Offering a repeatability of ±0.0004 in. and a maximum travel speed of 19.6 in./sec, a laser welding system from Zmation Inc. has a usable workspace of 48 x 48 in. The Z-LMP welding system comes equipped with a precise CO2 or Nd:YAG laser that has a wavelength of 10.6 or 1.06 µm and a power rating at 10–500 W. Vice president John Lee says that this accurate laser "provides a fast, uniform weld, even on dissimilar materials." The system requires a power feed of 115 or 220 V, 60 Hz. The welding process is controlled by a rack-mounted computer with menu-driven software that is suited for high-volume jobs or low-volume, high-mix applications. Safety features include an interlocked enclosure and a fume extractor. Video-alignment or automated vision systems are available to ensure quality. The versatile system can also be configured to perform laser marking and machining.

Benchtop heat sealer provides versatility

Benchtop equipment from Packworld USA offers repeatable control of sealing times up to 9.9 seconds.

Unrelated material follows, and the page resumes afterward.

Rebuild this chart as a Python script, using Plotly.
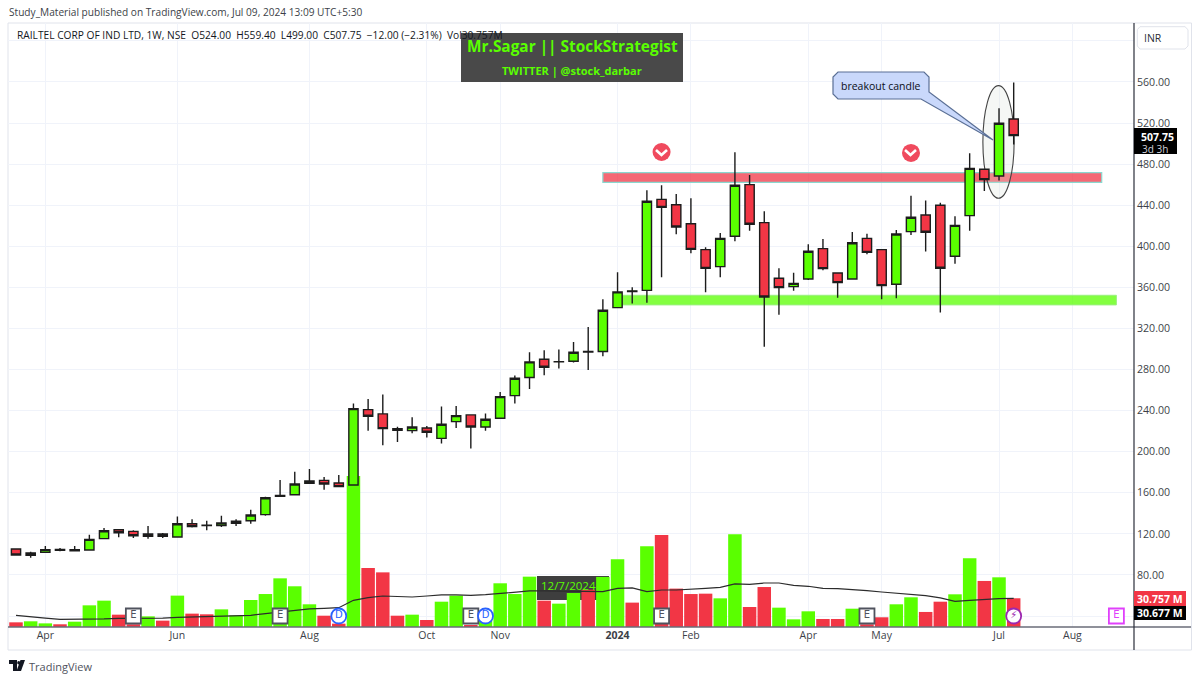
import pandas as pd
import plotly.graph_objects as go

weeks = pd.date_range("2023-03-20", periods=69, freq="W-MON")

opens = [105.2,99.1,102,103.9,103.6,104.2,115.3,124,122.4,117.6,119.8,116.9,129.9,128,128,130.2,132.8,138.7,156.5,158.1,169.2,172.1,169.5,167.5,
         241,236.8,222.5,220.5,223.1,213,229.3,235.8,224.1,232.6,254.6,272.2,290,287.4,288,297.1,297.5,340.3,356,357.1,445.7,440.5,422,396.7,380.2,409.7,460,423,368.8,
         360.7,368.1,397.7,374,368.1,407.7,396.7,363,414.3,430.5,440,390.3,429.8,475,468.5,524]
highs = [105.2,102.6,108.1,106.2,108.1,119.2,125.7,124.4,123.4,127.6,120.8,137,134.1,132.8,137.7,134.1,143.5,156.2,172.4,180.5,183.1,175.3,177.3,247,
         251.4,255.6,224.4,233.5,225.1,243.9,244.6,236,237.1,258.2,274.1,296.8,298.8,299.4,306.9,321.5,348.4,374.7,360.1,454.5,459.4,450.9,446.7,399,413,491.5,469.4,434,378.5,
         374.3,401.9,407.1,374,413.9,412.3,396.7,415.9,449.3,444.5,442.5,429.2,490.5,475,534.4,559.4]
lows = [99.4,96.8,101.7,103,103.3,104,115,116.6,116,115.3,116,116.6,126.3,123.4,126.6,127.6,129.9,137.7,156.5,157.8,168.8,163,165.6,167,
        220.5,206.3,209.5,218,213.7,207.9,223.1,203,220.5,231.9,246.8,261.1,274.4,280.9,286.8,279.6,292.9,340,344.2,345.1,369.8,411.6,393.1,355.2,369.8,404.8,415.2,302.2,333.4,
        356.8,367.2,376.6,350,367.8,392.2,348.4,349.3,411,394.8,335.4,383.1,415.2,453.9,464,499]
closes = [99.4,101.3,104.6,104.9,104.6,114.6,123,121.1,118.2,119.8,117.6,129.9,127,128.3,130.6,132.2,138.3,155.2,157.5,168.5,171.4,168.5,166,241.9,
          234.5,222.5,220.9,224.1,218.9,226.7,235.1,224.1,231.6,253.6,271.5,287.4,282.2,287.7,296.8,297.5,337.7,355.6,356.6,443.8,437.9,418.8,397,378.5,407.7,459.4,421.4,350.6,359.7,
          363.9,395.1,378.2,364.6,403.5,394.1,361.7,412,428.2,413.6,378.6,420.4,475.9,464.9,519.8,507.75]
volumes_m = [5,6.1,3.9,2.9,5.7,23.2,28.2,13.2,2.9,11.4,6.8,33.6,14.3,13.6,18.9,12.5,28.9,35.3,52.1,43.6,24.3,12.1,3.6,161.7,
             63.2,58.5,12.1,13.2,7.5,27.1,33.6,2.1,10.7,46.8,35.3,53.9,28.2,25,36.4,40,53.6,72.5,26.1,86.4,98.5,41.1,35.3,35.7,30.7,99.2,21.4,42.8,20.7,
             8.2,16.8,8.6,8.6,19.6,2.9,10.4,24.3,31.8,16.1,27.1,35,73.5,49.3,53.2,30.757]
volume_dir = list("rggrgggrrgrgrrgggggggrrgrrrgrggrggggrggrggrgrrrrggrrgggrrgrrggrrggrgr")
volume_ma_m = [12.5,10.7,9.6,8.2,8.2,8.2,8.6,9.3,9.3,8.9,9.6,10.4,10.7,11.1,11.4,11.8,12.5,14.3,16.1,18.2,19.3,20,20.7,28.6,
               31.4,33.2,32.5,32.1,33.2,34.3,34.3,33.9,34.6,35.7,37.1,38.6,38.6,38.2,37.8,37.5,37.8,41.4,41.8,37.8,39.6,39.6,40.3,41.4,42.5,46.1,45.7,47.1,47.1,
               44.6,43.6,41.4,41.1,40.3,38.9,37.5,36.1,34.3,33.6,31.1,27.5,28.6,29.6,30.3,30.677]
price_ticks = [40,80,120,160,200,240,280,320,360,400,440,480,520,560,600]
price_labels = ["","80.00","120.00","160.00","200.00","240.00","280.00","320.00","360.00","400.00","440.00","480.00","520.00","560.00",""]
month_idx = [2,11,20,28,33,41,46,54,59,67,72]
month_labels = ["Apr","Jun","Aug","Oct","Nov","<b>2024</b>","Feb","Apr","May","Jul","Aug"]
event_idx = [8,18,22,31,32,44,58,68,75]
event_text = ["E","E","D","E","D","E","E","⚡","E"]
event_symbol = ["square","square","circle","square","circle","square","square","circle","square"]
event_line = ["#50535e","#50535e","#2962ff","#50535e","#2962ff","#50535e","#50535e","#9c27b0","#e040fb"]
event_textcolor = ["#50535e","#50535e","#2962ff","#50535e","#2962ff","#50535e","#50535e","#9c27b0","#e040fb"]
event_level_m = [11.8]*9
signal_idx = [44,61]
signal_price = [491.8,490.9]

GREEN = "#5AFF00"; RED = "#F23645"; DARK = "#1c1c1c"; TXT = "#131722"; FONT = "Open Sans"
W, H = 1200, 681
L, R, T, B = 8, 1134, 23, 627
price_range = [29.3, 617.4]
vol_range = [0, 646.7]
week_ms = pd.Timedelta(days=7)
wk = lambda i: weeks[0] + week_ms * i
px = lambda x: (x - L) / (R - L)
py = lambda y: (B - y) / (B - T)
price = lambda y: 560 - (y - 82) / 1.027

fig = go.Figure()
fig.add_bar(x=weeks, y=volumes_m, yaxis="y2", marker=dict(color=[GREEN if d == "g" else RED for d in volume_dir], line_width=0), hoverinfo="skip", showlegend=False)
fig.add_scatter(x=weeks, y=volume_ma_m, yaxis="y2", mode="lines", line=dict(color="#2c2c2c", width=1.2), hoverinfo="skip", showlegend=False)
fig.add_scatter(x=[wk(i) for i in event_idx], y=event_level_m, yaxis="y2", mode="markers+text", text=event_text, textposition="middle center",
                textfont=dict(family="DejaVu Sans", size=10, color=event_textcolor),
                marker=dict(symbol=event_symbol, size=15, color="white", line=dict(color=event_line, width=1.8)), hoverinfo="skip", showlegend=False)
fig.add_candlestick(x=weeks, open=opens, high=highs, low=lows, close=closes, yaxis="y3", whiskerwidth=0,
                    increasing=dict(fillcolor=GREEN, line=dict(color=DARK, width=1.4)),
                    decreasing=dict(fillcolor=RED, line=dict(color=DARK, width=1.4)), hoverinfo="skip", showlegend=False)
fig.add_scatter(x=[wk(i) for i in signal_idx], y=signal_price, yaxis="y3", mode="markers",
                marker=dict(size=18, color="#F04A5E", line_width=0), hoverinfo="skip", showlegend=False)

def paper_rect(x0, y0, x1, y1, fill=None, line=None, lw=1, layer="above", opacity=1):
    return dict(type="rect", xref="paper", yref="paper", x0=px(x0), x1=px(x1), y0=py(y1), y1=py(y0), fillcolor=fill or "rgba(0,0,0,0)",
                line=dict(color=line or "rgba(0,0,0,0)", width=lw), layer=layer, opacity=opacity)

def paper_path(points, fill=None, line=None, lw=1, close=True, layer="above"):
    d = "M " + " L ".join(f"{px(a):.5f},{py(b):.5f}" for a, b in points) + (" Z" if close else "")
    return dict(type="path", xref="paper", yref="paper", path=d, fillcolor=fill or "rgba(0,0,0,0)", line=dict(color=line or "rgba(0,0,0,0)", width=lw), layer=layer)

def note(x, y, text, size=10.5, color=TXT, anchor="left", family=FONT):
    return dict(xref="paper", yref="paper", x=px(x), y=py(y), text=text, showarrow=False, xanchor=anchor, yanchor="middle",
                font=dict(size=size, color=color, family=family), borderpad=0)

shapes = [
    paper_rect(L, T, 1191.5, 650, line="#e0e3eb", lw=1, layer="below"),
    paper_rect(537, 576, 609, 600, fill="#3e3e3e", layer="below"),
    dict(type="rect", xref="x", yref="y", x0=wk(40), x1=wk(74), y0=462.3, y1=471.7, fillcolor="rgba(242,54,69,0.75)", line=dict(color="#8AD8CF", width=1.2), layer="between"),
    dict(type="rect", xref="x", yref="y", x0=wk(41), x1=wk(75), y0=342.9, y1=352.3, fillcolor="rgba(90,255,0,0.75)", line=dict(color="#9BEF80", width=1), layer="between"),
    dict(type="circle", xref="x", yref="y", x0=wk(65.9), x1=wk(68.03), y0=price(198.3), y1=price(85.7), fillcolor="rgba(215,222,215,0.25)", line=dict(color="#444444", width=1.1), layer="between"),
    paper_path([(L,627),(1191,627)], line="#6a6d78", lw=1.5, close=False),
    paper_path([(1134,T),(1134,650)], line="#2a2e39", lw=1.2, close=False),
    paper_rect(461, 33, 683, 82, fill="#444444", opacity=0.97),
    paper_path([(838,72),(924,72),(929,77),(929,92),(993,140),(921,99),(838,99),(833,94),(833,77)], fill="#C9D8FB", line="#5a6f95", lw=1.2),
    paper_path([(1140,26.7),(1185,26.7),(1188,29.7),(1188,46),(1185,49),(1140,49),(1137.3,46),(1137.3,29.7)], line="#e0e3eb", lw=1),
    paper_rect(1134, 128, 1177, 154, fill="#000000"),
    paper_rect(1134, 591, 1186, 606, fill=RED),
    paper_rect(1134, 606, 1186, 620, fill="#000000"),
    paper_path([(656,150),(661.5,155),(667,150)], line="white", lw=2.6, close=False),
    paper_path([(905,150),(910.5,155),(916,150)], line="white", lw=2.6, close=False),
    paper_path([(9,660),(17,660),(17,671),(13,671),(13,664),(9,664)], fill="#131722"),
    dict(type="circle", xref="paper", yref="paper", x0=px(17.2), x1=px(20.2), y0=py(664.5), y1=py(661), fillcolor="#131722", line_width=0),
    paper_path([(20.5,660),(25,660),(21,671),(16.5,671)], fill="#131722"),
]
annotations = [
    note(8, 12, "Study_Material published on TradingView.com, Jul 09, 2024 13:09 UTC+5:30", 10.15, "#3c3f48"),
    note(16, 35, "RAILTEL CORP OF IND LTD, 1W, NSE  O524.00  H559.40  L499.00  C507.75  −12.00 (−2.31%)  Vol30.757M", 10.2),
    note(572, 47, "<b>Mr.Sagar || StockStrategist</b>", 15.4, GREEN, "center"),
    note(572, 71, "<b>TWITTER | @stock_darbar</b>", 11, GREEN, "center"),
    note(881, 86, "breakout candle", 10.5, "#0c0f18", "center"),
    note(568, 585, "12/7/2024", 11.5, GREEN, "center"),
    note(1153, 38, "INR", 10.5, "#2a2e39", "center"),
    note(1157, 137, "<b>507.75</b>", 10.5, "white", "center"),
    note(1155, 149, "3d 3h", 10, "#d0d3db", "center"),
    note(1160, 598.5, "<b>30.757 M</b>", 10.5, "white", "center"),
    note(1160, 613, "<b>30.677 M</b>", 10.5, "white", "center"),
    note(28, 666, "TradingView", 11, "#50535e"),
]

fig.update_layout(
    width=W, height=H, margin=dict(l=L, r=W - R, t=T, b=H - B), paper_bgcolor="white", plot_bgcolor="white", showlegend=False,
    bargap=0.08, boxgap=0.1, hovermode=False, shapes=shapes, annotations=annotations,
    font=dict(family=FONT, size=10.5, color=TXT),
    xaxis=dict(range=[wk(-0.545), wk(76.2)], tickmode="array", tickvals=[wk(i) for i in month_idx], ticktext=month_labels, ticks="", showline=False, zeroline=False,
               showgrid=True, gridcolor="#f0f3fa", gridwidth=1, rangeslider=dict(visible=False), tickfont=dict(size=10.5, color="#3c3f48")),
    yaxis=dict(range=price_range, side="right", tickmode="array", tickvals=price_ticks, ticktext=price_labels, showgrid=True, gridcolor="#f0f3fa", zeroline=False, ticks="", ticklabelstandoff=2, tickfont=dict(size=10.6, color="#3c3f48")),
    yaxis2=dict(range=vol_range, overlaying="y", visible=False),
    yaxis3=dict(range=price_range, overlaying="y", visible=False),
)
fig.write_html("out.html", config=dict(displayModeBar=False), post_script="document.body.style.margin='0';")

The BPS sealer by Packworld USA is suited for both laboratory and production-line heat sealing of plastics and other materials. Consisting of a control module and a platen press, the benchtop machine allows precise, repeatable control of sealing times up to 9.9 seconds and temperatures as hot as 300°C. An auxiliary device output allows for even greater process control. The machine is available with a 6 x 8-in. platen that delivers up to 490 lb of force. For safety purposes, the platen is initially closed against the work piece at a low pressure. The press can be tooled to seal pouches and clamshell packages, form contoured seals, and attach fittings. Standard and custom sealing heads and platens allow the machine to fit specific needs. A model rated for Class 10 cleanrooms is available.